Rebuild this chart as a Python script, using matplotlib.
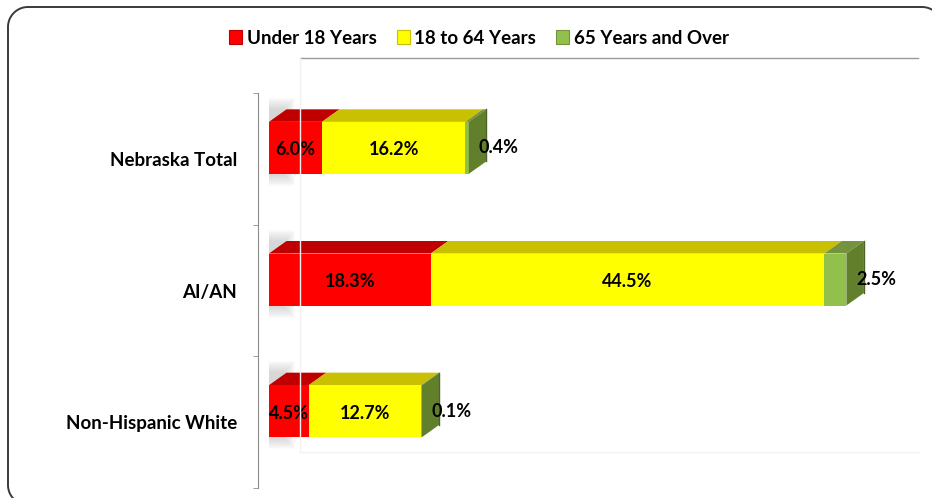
import matplotlib.pyplot as plt
from matplotlib.patches import Patch
from matplotlib.lines import Line2D
from matplotlib.transforms import IdentityTransform
import numpy as np

plt.rcParams['font.family'] = ['Lato', 'DejaVu Sans']
plt.rcParams['font.weight'] = 'bold'

categories = ['Nebraska Total', 'AI/AN', 'Non-Hispanic White']
series_names = ['Under 18 Years', '18 to 64 Years', '65 Years and Over']
under18 = [6.0, 18.3, 4.5]
age18_64 = [16.2, 44.5, 12.7]
age65 = [0.4, 2.5, 0.1]

front_cols = ['#ff0000', '#ffff00', '#92c04c']
top_cols = ['#c00000', '#c8c000', '#76923c']
side_col = '#62802c'

W, H = 932, 498
fig = plt.figure(figsize=(W / 100, H / 100), dpi=100)


def fx(px):
    return px / W


def fy(py):
    return 1 - py / H


# rounded chart border, only the part that shows inside the image
# (pixel coords, y measured from the top)
r = 20
left, top, right, bottom = 8, 7, 942, 505
t = np.linspace(0, np.pi / 2, 30)
bl_x = left + r - r * np.cos(t)
bl_y = bottom - r + r * np.sin(t)
tl_x = left + r - r * np.cos(t)
tl_y = top + r - r * np.sin(t)
tr_x = right - r + r * np.sin(t)
tr_y = top + r - r * np.cos(t)
border_x = np.concatenate([bl_x[::-1], tl_x, tr_x])
border_y = np.concatenate([bl_y[::-1], tl_y, tr_y])
fig.add_artist(Line2D(border_x, H - border_y, transform=IdentityTransform(),
                      color='#3a3a3a', lw=1.4))

# back wall edges
fig.add_artist(Line2D([fx(300), fx(918)], [fy(58), fy(58)],
                      transform=fig.transFigure, color='#9a9a9a', lw=1))
fig.add_artist(Line2D([fx(300), fx(300)], [fy(58), fy(452)],
                      transform=fig.transFigure, color='#f2f2f2', lw=1))
fig.add_artist(Line2D([fx(300), fx(918)], [fy(452), fy(452)],
                      transform=fig.transFigure, color='#f2f2f2', lw=1))

ax = fig.add_axes([fx(269), fy(488), fx(918) - fx(269), (488 - 93) / H])
ax.patch.set_alpha(0)
xmax = 73.4
ax.set_xlim(0, xmax)
ax.set_ylim(2.5, -0.5)

px_x = xmax / (918 - 269)      # data per pixel, x
px_y = 3.0 / (488 - 93)        # data per pixel, y
dx = 17.5 * px_x
dy = 12.5 * px_y
bar_h = 52 * px_y
shift = 11 * px_y

data = np.array([under18, age18_64, age65])
ypos = np.arange(len(categories)) - shift

for i in range(len(categories)):
    yc = ypos[i]
    yt = yc - bar_h / 2
    yb = yc + bar_h / 2
    lefts = np.concatenate([[0], np.cumsum(data[:, i])[:-1]])
    total = data[:, i].sum()

    # soft shadow at the left end
    for k in range(12):
        e = k * 1.0
        xs = [-(1 + e) * px_x, (15 + e) * px_x, (15 + e) * px_x, -(1 + e) * px_x]
        ys = [yt - (13 + e) * px_y, yt - (13 + e) * px_y,
              yb + (1 + e) * px_y, yb + (1 + e) * px_y]
        ax.fill(xs, ys, color='#707070', alpha=0.025, lw=0, zorder=1)

    # top faces, front faces, end face
    for s in range(3):
        x0 = lefts[s]
        x1 = x0 + data[s, i]
        ax.fill([x0, x1, x1 + dx, x0 + dx], [yt, yt, yt - dy, yt - dy],
                color=top_cols[s], lw=0, zorder=2)
    for s in range(3):
        ax.barh(yc, data[s, i], left=lefts[s], height=bar_h,
                color=front_cols[s], lw=0, zorder=3)
    ax.fill([total, total + dx, total + dx, total],
            [yt, yt - dy, yb - dy, yb], color=side_col, lw=0, zorder=3)
    ax.plot([total + dx, total + dx], [yt - dy, yb - dy], color='#4f6228',
            lw=1, zorder=3)

    for s in range(2):
        v = data[s, i]
        ax.text(lefts[s] + v / 2, yc + 2 * px_y, f'{v:.1f}%', ha='center',
                va='center', fontsize=13, fontweight='bold', color='black',
                zorder=5)
    ax.annotate(f'{data[2, i]:.1f}%', (total, yc), xytext=(7, 0),
                textcoords='offset points', ha='left', va='center',
                fontsize=13, fontweight='bold', color='black', zorder=5)

for side in ['top', 'right', 'bottom']:
    ax.spines[side].set_visible(False)
ax.spines['left'].set_position(('outward', 7.9))
ax.spines['left'].set_color('#8c8c8c')
ax.set_xticks([])
ax.set_yticks(range(len(categories)))
ax.set_yticklabels(categories, fontsize=13.5, fontweight='bold')
ax.tick_params(axis='y', which='major', length=0, pad=15)
ax.set_yticks(np.arange(-0.5, len(categories)), minor=True)
ax.tick_params(axis='y', which='minor', length=3.6, color='#8c8c8c')

handles = [Patch(facecolor=front_cols[s], edgecolor=top_cols[s], lw=0.8)
           for s in range(3)]
fig.legend(handles, series_names, loc='center', bbox_to_anchor=(fx(479), fy(38)),
           ncol=3, frameon=False, handlelength=0.7, handleheight=0.7,
           handletextpad=0.25, columnspacing=1.05,
           prop={'weight': 'bold', 'size': 13.5})

fig.savefig('out.png', dpi=100)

.....

**Aim of the exercise:** Write out the lines from the start of the material to the line with "plt.rcParams['font.weight'] = 'bold'", inclusive and exactly. Skip the pictures.

**Written response:**
Rebuild this chart as a Python script, using matplotlib.
import matplotlib.pyplot as plt
from matplotlib.patches import Patch
from matplotlib.lines import Line2D
from matplotlib.transforms import IdentityTransform
import numpy as np

plt.rcParams['font.family'] = ['Lato', 'DejaVu Sans']
plt.rcParams['font.weight'] = 'bold'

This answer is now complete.